To do> Without the images, write out the whole listing exactly.

[START Collected data]

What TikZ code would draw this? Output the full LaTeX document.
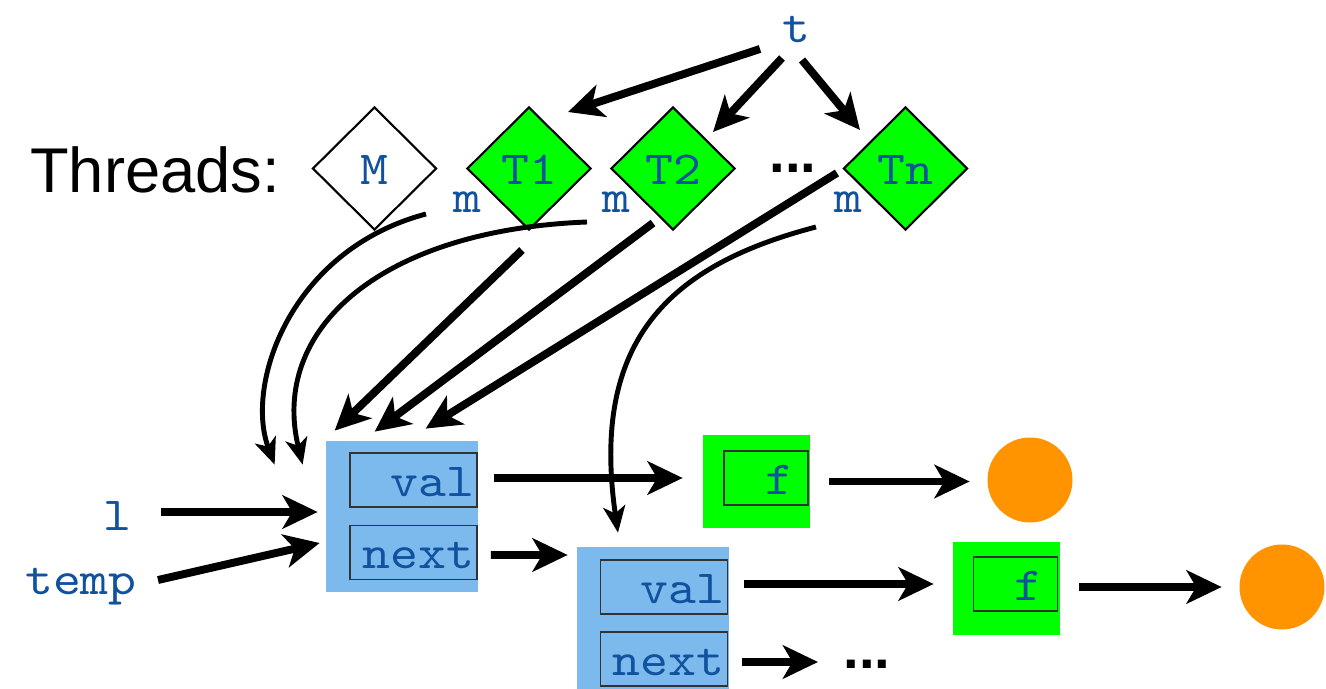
\documentclass[tikz,border=0pt]{standalone}
\usepackage{fontspec}
\setmainfont{Liberation Sans}
\newfontfamily\codefont{lmmono10-regular.otf}[FakeStretch=1.12]
\usetikzlibrary{shapes.geometric,arrows.meta,calc}
\newlength\pxu
\setlength\pxu{0.02cm}
\definecolor{codeblue}{RGB}{16,82,158}
\definecolor{cellblue}{RGB}{124,185,236}
\definecolor{objgreen}{RGB}{0,255,0}
\definecolor{dotorange}{RGB}{255,148,0}
\begin{document}
\begin{tikzpicture}[x=0.02cm, y=-0.02cm,
  code/.style={font=\codefont\fontsize{27}{30}\selectfont, text=codeblue, inner sep=0pt},
  thread/.style={diamond, aspect=1, draw=black, line width=1.2pt, code,
    minimum width=124\pxu, minimum height=123\pxu, text height=18.5pt, text depth=0pt},
  cell/.style={rectangle, fill=cellblue, inner sep=0pt},
  field/.style={rectangle, draw=black!80, line width=0.9pt, code, text height=18.5pt, text depth=0pt,
    minimum height=54\pxu, inner xsep=3\pxu, inner ysep=0pt, text width=121\pxu, align=right},
  obj/.style={rectangle, fill=objgreen, inner sep=0pt},
  ball/.style={circle, fill=dotorange, minimum size=85\pxu, inner sep=0pt},
  ellip/.style={font=\bfseries\fontsize{32}{34}\selectfont, inner sep=0pt, anchor=base},
  ptr/.style={line width=4.5pt, -{Stealth[length=20pt, width=19pt, inset=5.5pt]}},
  cptr/.style={line width=2.8pt, -{Stealth[length=15pt, width=12.5pt, inset=4pt]}}
]
\useasboundingbox (0,0) rectangle (1326,689);

% threads
\node[anchor=base west, font=\fontsize{36}{40}\selectfont, inner sep=0pt] (lbl) at (30,193) {Threads:};
\node[code, anchor=base] (t) at (796,43) {t};
\node[thread, fill=white] (M) at (374.5,168.5) {M};
\node[thread, fill=objgreen] (T1) at (529,168.5) {T1};
\node[thread, fill=objgreen] (T2) at (673,168.5) {T2};
\node[thread, fill=objgreen] (Tn) at (905.5,168.5) {Tn};
\node[ellip] (gap) at (793,173) {...};
\node[code, anchor=base] (m1) at (467,213) {m};
\node[code, anchor=base] (m2) at (616,213) {m};
\node[code, anchor=base] (m3) at (848,213) {m};

% list cells
\node[cell, minimum width=152\pxu, minimum height=151\pxu] (b1) at (402,516.5) {};
\node[field] (val1) at (413.5,480) {val};
\node[field] (next1) at (413.5,552.5) {next};
\node[cell, minimum width=152\pxu, minimum height=142\pxu] (b2) at (653,618) {};
\node[field] (val2) at (664,587) {val};
\node[field] (next2) at (664,659) {next};

% payload objects
\node[obj, minimum width=107\pxu, minimum height=93\pxu] (g1) at (756.5,481.5) {};
\node[field, text width=54\pxu, inner xsep=15\pxu] (f1) at (766,478) {f};
\node[obj, minimum width=107\pxu, minimum height=93\pxu] (g2) at (1006,588.5) {};
\node[field, text width=54\pxu, inner xsep=15\pxu] (f2) at (1015.5,584) {f};
\node[ball] (o1) at (1030,480) {};
\node[ball] (o2) at (1282,587) {};
\node[ellip] (more) at (867,668) {...};

% variables
\node[code, anchor=base] (l) at (117,530) {l};
\node[code, anchor=base] (temp) at (81,594) {temp};

% t points to the threads
\draw[ptr] ($(t.base)+(-36,6)$) -- ($(T1)+(39,-56.5)$);
\draw[ptr] ($(t.base)+(-14,15)$) -- ($(T2)+(40,-36.5)$);
\draw[ptr] ($(t.base)+(6,17)$) -- ($(Tn)+(-45.5,-38.5)$);

% m fields
\draw[cptr] ($(m1.base)+(-41,1)$) .. controls +(-136,36) and +(-30,-80) .. ($(b1.north west)+(-51,24)$);
\draw[cptr] ($(m2.base)+(-29,9)$) .. controls +(-207,8) and +(-33,-135) .. ($(b1.north west)+(-23,24)$);
\draw[cptr] ($(m3.base)+(-32,14)$) .. controls +(-146,38) and +(-28,-193) .. ($(b2.north)+(-35,-14)$);

% threads point to the head cell
\draw[ptr] ($(T1.south)+(-7,19)$) -- ($(b1.north west)+(9,-10)$);
\draw[ptr] ($(T2.south)+(-20,-8)$) -- ($(b1.north west)+(49,-9)$);
\draw[ptr] ($(Tn.west)+(-5.5,4.5)$) -- ($(b1.north west)+(100,-12)$);

% variables point to the head cell
\draw[ptr] ($(l.base)+(44,-18)$) -- ($(b1.west)+(-8,-4.5)$);
\draw[ptr] ($(temp.base)+(77,-14)$) -- ($(b1.west)+(-6,26.5)$);

% list links
\draw[ptr] ($(val1.east)+(16,-2)$) -- ($(g1.west)+(-20,-3.5)$);
\draw[ptr] ($(g1.east)+(19,0)$) -- ($(o1.west)+(-17.5,1.5)$);
\draw[ptr] ($(next1.east)+(13,2.5)$) -- ($(b2.west)+(-9,-63)$);
\draw[ptr] ($(val2.east)+(16,-3)$) -- ($(g2.west)+(-18.5,-4.5)$);
\draw[ptr] ($(g2.east)+(19.5,-1.5)$) -- ($(o2.west)+(-17.5,0)$);
\draw[ptr] ($(next2.east)+(14,3)$) -- ($(more.base)+(-49,-6)$);
\end{tikzpicture}
\end{document}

[END Collected data]

Reply to the task>
What TikZ code would draw this? Output the full LaTeX document.
\documentclass[tikz,border=0pt]{standalone}
\usepackage{fontspec}
\setmainfont{Liberation Sans}
\newfontfamily\codefont{lmmono10-regular.otf}[FakeStretch=1.12]
\usetikzlibrary{shapes.geometric,arrows.meta,calc}
\newlength\pxu
\setlength\pxu{0.02cm}
\definecolor{codeblue}{RGB}{16,82,158}
\definecolor{cellblue}{RGB}{124,185,236}
\definecolor{objgreen}{RGB}{0,255,0}
\definecolor{dotorange}{RGB}{255,148,0}
\begin{document}
\begin{tikzpicture}[x=0.02cm, y=-0.02cm,
  code/.style={font=\codefont\fontsize{27}{30}\selectfont, text=codeblue, inner sep=0pt},
  thread/.style={diamond, aspect=1, draw=black, line width=1.2pt, code,
    minimum width=124\pxu, minimum height=123\pxu, text height=18.5pt, text depth=0pt},
  cell/.style={rectangle, fill=cellblue, inner sep=0pt},
  field/.style={rectangle, draw=black!80, line width=0.9pt, code, text height=18.5pt, text depth=0pt,
    minimum height=54\pxu, inner xsep=3\pxu, inner ysep=0pt, text width=121\pxu, align=right},
  obj/.style={rectangle, fill=objgreen, inner sep=0pt},
  ball/.style={circle, fill=dotorange, minimum size=85\pxu, inner sep=0pt},
  ellip/.style={font=\bfseries\fontsize{32}{34}\selectfont, inner sep=0pt, anchor=base},
  ptr/.style={line width=4.5pt, -{Stealth[length=20pt, width=19pt, inset=5.5pt]}},
  cptr/.style={line width=2.8pt, -{Stealth[length=15pt, width=12.5pt, inset=4pt]}}
]
\useasboundingbox (0,0) rectangle (1326,689);

% threads
\node[anchor=base west, font=\fontsize{36}{40}\selectfont, inner sep=0pt] (lbl) at (30,193) {Threads:};
\node[code, anchor=base] (t) at (796,43) {t};
\node[thread, fill=white] (M) at (374.5,168.5) {M};
\node[thread, fill=objgreen] (T1) at (529,168.5) {T1};
\node[thread, fill=objgreen] (T2) at (673,168.5) {T2};
\node[thread, fill=objgreen] (Tn) at (905.5,168.5) {Tn};
\node[ellip] (gap) at (793,173) {...};
\node[code, anchor=base] (m1) at (467,213) {m};
\node[code, anchor=base] (m2) at (616,213) {m};
\node[code, anchor=base] (m3) at (848,213) {m};

% list cells
\node[cell, minimum width=152\pxu, minimum height=151\pxu] (b1) at (402,516.5) {};
\node[field] (val1) at (413.5,480) {val};
\node[field] (next1) at (413.5,552.5) {next};
\node[cell, minimum width=152\pxu, minimum height=142\pxu] (b2) at (653,618) {};
\node[field] (val2) at (664,587) {val};
\node[field] (next2) at (664,659) {next};

% payload objects
\node[obj, minimum width=107\pxu, minimum height=93\pxu] (g1) at (756.5,481.5) {};
\node[field, text width=54\pxu, inner xsep=15\pxu] (f1) at (766,478) {f};
\node[obj, minimum width=107\pxu, minimum height=93\pxu] (g2) at (1006,588.5) {};
\node[field, text width=54\pxu, inner xsep=15\pxu] (f2) at (1015.5,584) {f};
\node[ball] (o1) at (1030,480) {};
\node[ball] (o2) at (1282,587) {};
\node[ellip] (more) at (867,668) {...};

% variables
\node[code, anchor=base] (l) at (117,530) {l};
\node[code, anchor=base] (temp) at (81,594) {temp};

% t points to the threads
\draw[ptr] ($(t.base)+(-36,6)$) -- ($(T1)+(39,-56.5)$);
\draw[ptr] ($(t.base)+(-14,15)$) -- ($(T2)+(40,-36.5)$);
\draw[ptr] ($(t.base)+(6,17)$) -- ($(Tn)+(-45.5,-38.5)$);

% m fields
\draw[cptr] ($(m1.base)+(-41,1)$) .. controls +(-136,36) and +(-30,-80) .. ($(b1.north west)+(-51,24)$);
\draw[cptr] ($(m2.base)+(-29,9)$) .. controls +(-207,8) and +(-33,-135) .. ($(b1.north west)+(-23,24)$);
\draw[cptr] ($(m3.base)+(-32,14)$) .. controls +(-146,38) and +(-28,-193) .. ($(b2.north)+(-35,-14)$);

% threads point to the head cell
\draw[ptr] ($(T1.south)+(-7,19)$) -- ($(b1.north west)+(9,-10)$);
\draw[ptr] ($(T2.south)+(-20,-8)$) -- ($(b1.north west)+(49,-9)$);
\draw[ptr] ($(Tn.west)+(-5.5,4.5)$) -- ($(b1.north west)+(100,-12)$);

% variables point to the head cell
\draw[ptr] ($(l.base)+(44,-18)$) -- ($(b1.west)+(-8,-4.5)$);
\draw[ptr] ($(temp.base)+(77,-14)$) -- ($(b1.west)+(-6,26.5)$);

% list links
\draw[ptr] ($(val1.east)+(16,-2)$) -- ($(g1.west)+(-20,-3.5)$);
\draw[ptr] ($(g1.east)+(19,0)$) -- ($(o1.west)+(-17.5,1.5)$);
\draw[ptr] ($(next1.east)+(13,2.5)$) -- ($(b2.west)+(-9,-63)$);
\draw[ptr] ($(val2.east)+(16,-3)$) -- ($(g2.west)+(-18.5,-4.5)$);
\draw[ptr] ($(g2.east)+(19.5,-1.5)$) -- ($(o2.west)+(-17.5,0)$);
\draw[ptr] ($(next2.east)+(14,3)$) -- ($(more.base)+(-49,-6)$);
\end{tikzpicture}
\end{document}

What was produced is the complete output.